Joubert at 90: The Choral and Organ Music of John Joubert
John Joubert: Key Works
Inspired by the tensions brought about by the Apartheid system of government in his native South Africa and the example of Alan Paton’s great novel Cry the Beloved Country, Joubert’s Symphony No 2 unfolds in a single, continuous movement divided into two main sections: one slow, one fast. Heart breaking, elegiac passages confront violent orchestral interjections - music drawn from traditional African melodies, most noticeably in the doleful Zulu lament for solo horn in the second section.
South of the Line (1985), 29 Mins
The five poems which constitute the text of South of the Line were written by Thomas Hardy at the turn of the century in response to the outbreak of the Anglo-Boer War. They reflect the considerable body of opinion in this country which was against the war, and contain some of the most powerful expressions of anti-war sentiment to be found in English literature. This rewarding, substantial work is scored for SATB choir, timpani, percussion, two pianos and soprano and baritone soloists and is one of John's most important choral works.
String Quartet No.2 (1977), 29 mins
This work draws upon an alternate spelling G-E-G sharp the three-note "Muss es sein?" motif from Beethoven's last quartet, Op. 135, creating an ambiguous E minor-major connotation throughout. Later the quartet quotes Shostakovich's motto ‘D-E flat-C-B’ in a movement dedicated to the composer and revisits material featured in Joubert first quartet. Both works are dedicated to his wife. String Quartet No.2 is a masterclass in the manipulation and development of themes.
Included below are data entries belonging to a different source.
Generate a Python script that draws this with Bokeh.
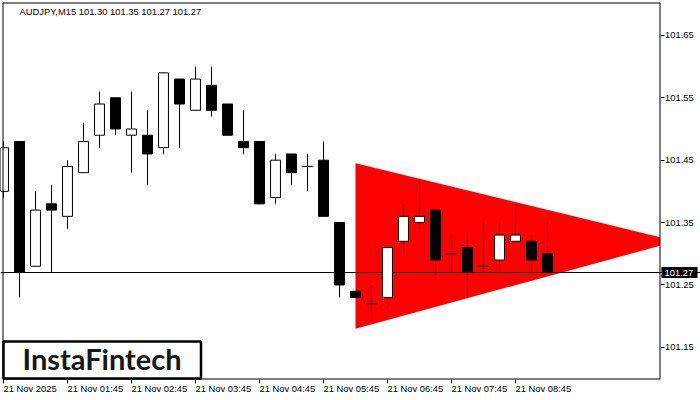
from bokeh.plotting import figure
from bokeh.models import (Range1d, FixedTicker, PrintfTickFormatter, Label,
                          LabelSet, BoxAnnotation, ColumnDataSource, LinearAxis)
from bokeh.core.properties import value
from bokeh.embed import file_html
from bokeh.resources import INLINE

# ---------------- data ----------------
chart_title = "AUDJPY,M15  101.30 101.35 101.27 101.27"
bar_index = list(range(35))
opens = [101.40, 101.48, 101.28, 101.38, 101.36, 101.43, 101.49, 101.55, 101.49, 101.49,
         101.47, 101.58, 101.53, 101.57, 101.54, 101.48, 101.48, 101.39, 101.46, 101.44,
         101.45, 101.35, 101.24, 101.22, 101.23, 101.32, 101.35, 101.37, 101.30, 101.31,
         101.28, 101.29, 101.32, 101.32, 101.30]
highs = [101.48, 101.48, 101.40, 101.41, 101.45, 101.51, 101.56, 101.55, 101.56, 101.53,
         101.59, 101.58, 101.60, 101.60, 101.54, 101.53, 101.48, 101.46, 101.46, 101.46,
         101.48, 101.35, 101.24, 101.25, 101.31, 101.38, 101.42, 101.37, 101.33, 101.34,
         101.35, 101.35, 101.38, 101.33, 101.35]
lows = [101.39, 101.23, 101.28, 101.27, 101.34, 101.43, 101.47, 101.49, 101.43, 101.41,
        101.46, 101.47, 101.53, 101.52, 101.49, 101.46, 101.38, 101.38, 101.41, 101.40,
        101.36, 101.23, 101.23, 101.19, 101.21, 101.30, 101.34, 101.26, 101.27, 101.23,
        101.27, 101.27, 101.32, 101.27, 101.27]
closes = [101.47, 101.27, 101.37, 101.37, 101.44, 101.48, 101.54, 101.50, 101.50, 101.46,
          101.59, 101.54, 101.58, 101.53, 101.49, 101.47, 101.38, 101.45, 101.43, 101.44,
          101.36, 101.25, 101.23, 101.22, 101.31, 101.36, 101.36, 101.29, 101.30, 101.27,
          101.28, 101.33, 101.33, 101.29, 101.27]
time_tick_index = [0, 4, 8, 12, 16, 20, 24, 28, 32]
time_tick_labels = ["21 Nov 2025", "21 Nov 01:45", "21 Nov 02:45", "21 Nov 03:45",
                    "21 Nov 04:45", "21 Nov 05:45", "21 Nov 06:45", "21 Nov 07:45",
                    "21 Nov 08:45"]
price_ticks = [101.15, 101.25, 101.35, 101.45, 101.55, 101.65]
last_price = 101.27
pattern_x = [22, 42.06, 22]
pattern_y = [101.445, 101.32, 101.18]
logo_text = "InstaFintech"

# ---------------- layout ----------------
W, H = 700, 400
BAR_PX = 16.0             # pixels per bar
PRICE_PX = 624.0          # pixels per 1.00 of price
X0 = -3 / BAR_PX          # data x at canvas left
Y1 = last_price + 272 / PRICE_PX   # data y at canvas top
X1 = X0 + W / BAR_PX
Y0 = Y1 - H / PRICE_PX
CHART_L, CHART_T, CHART_R, CHART_B = 2.5, 2.5, 659.5, 378.5


def px_x(px):
    return X0 + px / BAR_PX


def px_y(py):
    return Y1 - py / PRICE_PX


def clip_right(xs, ys, xmax):
    out_x, out_y = [], []
    n = len(xs)
    for k in range(n):
        xa, ya = xs[k], ys[k]
        xb, yb = xs[(k + 1) % n], ys[(k + 1) % n]
        a_in, b_in = xa <= xmax, xb <= xmax
        if a_in:
            out_x.append(xa)
            out_y.append(ya)
        if a_in != b_in:
            t = (xmax - xa) / (xb - xa)
            out_x.append(xmax)
            out_y.append(ya + t * (yb - ya))
    return out_x, out_y


p = figure(width=W, height=H, output_backend="svg", toolbar_location=None,
           x_range=Range1d(X0, X1), y_range=Range1d(Y0, Y1),
           x_axis_location=None, y_axis_location=None,
           min_border_left=0, min_border_top=0, min_border_right=0, min_border_bottom=0)
p.title.visible = False
p.background_fill_color = "white"
p.border_fill_color = "white"
p.outline_line_color = None
p.xgrid.visible = False
p.ygrid.visible = False

# right price axis, fixed at the chart's right edge
ya = LinearAxis(fixed_location=px_x(CHART_R), ticker=FixedTicker(ticks=price_ticks),
                formatter=PrintfTickFormatter(format="%.2f"))
ya.major_tick_in = 0
ya.major_tick_out = 4
ya.minor_tick_line_color = None
ya.major_label_standoff = 1
ya.axis_line_color = None
ya.major_tick_line_color = "black"
ya.major_label_text_font = "Liberation Sans"
ya.major_label_text_font_size = "9.4px"
ya.major_label_text_color = "black"
p.add_layout(ya, "right")

# bottom time axis (tick marks), labels are drawn left-aligned below
xa = LinearAxis(fixed_location=px_y(CHART_B), ticker=FixedTicker(ticks=time_tick_index))
xa.major_label_overrides = {t: "" for t in time_tick_index}
xa.major_tick_in = 0
xa.major_tick_out = 4
xa.minor_tick_line_color = None
xa.axis_line_color = None
xa.major_tick_line_color = "black"
p.add_layout(xa, "below")

# triangle pattern (clipped at the chart's right edge)
tx, ty = clip_right(pattern_x, pattern_y, px_x(CHART_R))
p.patch(tx, ty, fill_color="#FF0000", line_color=None)

# current price line (beneath candles)
p.hspan(y=[last_price], line_color="black", line_width=1)

# candles
body_src = ColumnDataSource(dict(
    x=[i for i, o, c in zip(bar_index, opens, closes) if o != c],
    top=[max(o, c) for o, c in zip(opens, closes) if o != c],
    bottom=[min(o, c) for o, c in zip(opens, closes) if o != c],
    color=["white" if c > o else "black" for o, c in zip(opens, closes) if o != c],
))
p.segment(x0=bar_index, y0=lows, x1=bar_index, y1=highs, line_color="black", line_width=1)
p.vbar(x="x", top="top", bottom="bottom", width=0.62, fill_color="color",
       line_color="black", line_width=1, source=body_src)
doji_x = [i for i, o, c in zip(bar_index, opens, closes) if o == c]
doji_y = [o for o, c in zip(opens, closes) if o == c]
p.segment(x0=[x - 0.35 for x in doji_x], y0=doji_y, x1=[x + 0.35 for x in doji_x],
          y1=doji_y, line_color="black", line_width=1)

# chart border
p.add_layout(BoxAnnotation(left=px_x(CHART_L), right=px_x(CHART_R), top=px_y(CHART_T),
                           bottom=px_y(CHART_B), fill_color=None, line_color="black",
                           line_alpha=1, line_width=1))

# time labels
lab_src = ColumnDataSource(dict(x=time_tick_index, y=[px_y(CHART_B)] * len(time_tick_index),
                                text=time_tick_labels))
p.add_layout(LabelSet(x="x", y="y", text="text", source=lab_src, text_align="left",
                      text_baseline="top", y_offset=-4, text_font=value("Liberation Sans"),
                      text_font_size="9.4px", text_color="black"))

# title
p.add_layout(Label(x=px_x(19), y=px_y(11), text=chart_title, text_align="left",
                   text_baseline="alphabetic", text_font="Liberation Sans",
                   text_font_size="9.4px", text_color="black"))

# current price tag
p.add_layout(BoxAnnotation(left=px_x(661), right=px_x(697), bottom=last_price - 5.5 / PRICE_PX,
                           top=last_price + 5.5 / PRICE_PX, fill_color="black", fill_alpha=1,
                           line_color=None))
p.add_layout(Label(x=px_x(664), y=last_price, text="%.2f" % last_price, text_align="left",
                   text_baseline="middle", text_font="Liberation Sans",
                   text_font_size="9.4px", text_color="white"))

# logo
p.add_layout(BoxAnnotation(left=px_x(3), right=px_x(200.5), bottom=px_y(378), top=px_y(341),
                           fill_color="white", fill_alpha=1, line_color="black",
                           line_alpha=1, line_width=2.5))
p.add_layout(Label(x=px_x(22), y=px_y(358), text=logo_text, text_align="left",
                   text_baseline="alphabetic", text_font="Lato", text_font_style="bold",
                   text_font_size="29px", text_color="#151515"))

open("out.html", "w").write(file_html(p, INLINE))
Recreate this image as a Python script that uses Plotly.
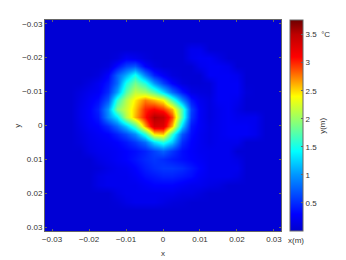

Temps Perdu (1984), 22 mins
Jobert’s work for thirteen solo strings was inspired by Marcel Proust’s sequence of novels, À la recherche du Temps Perdu, particularly Swann’s Way, which deals with the narrator’s childhood and adolescence. Joubert did not wish to recreate Proust in terms of music, but explore the concept of memory in his own work. Delving into his own juvenilia, he reworked and extended an unnamed string piece which often quotes Saint-Saëns’ Violin Sonata in D minor.
An English Requiem (2010), 45 mins
An English Requiem unashamedly models itself on Brahm’s A German Requiem but rather than simply serving as liturgy it is more accurately described as a mediation on death itself. This six-movement work for boy choir, choir and orchestra set texts from both the Old and New Testaments and was commissioned by the Grimmitt Trust for the 2010 Gloucester Three Choirs Festival. The Times wrote the ‘one could easily imagine Elgar, VW, Howells, Britten and Walton nodding their heads in approval (and, perhaps, recognition) as Joubert’s majestic climaxes, astringent harmonies and poignant melodies echoed around the Gothic arches’.
St Mark Passion (2015), 45 mins
Joubert’s St Mark Passion for 2 tenors, 3 baritones, SATB chorus, cello and organ is the composer’s most recent choral work and was first performed in Wells Cathedral on Palm Sunday 2016 on the composers 89th birthday. Familiar English hymns take the place of chorales providing the opportunity for the congregation to join the performance.
John Joubert: An Appreciation
As a student at Birmingham University in 1968, I had my first encounter with John Joubert, then Reader in the Music Department. Although a full participant in the departmental work, seminars and tutorials, lecturing perhaps on unexpected subjects like nineteenth-century Italian opera or perhaps more appropriately, Marenzio and Gesualdo, generations of musical alumni will chiefly remember his Motet Choir sessions, distinct from the University Choir: Wednesday afternoons, not quite obligatory… just the BMus students knocking out some tolerably advanced choral works to an impressive standard: Copland, Hindemith, Gordon Crosse, Kenneth Leighton, Peter Dickinson, Malcolm Williamson, Richard Rodney Bennett, not to mention more standard repertoire.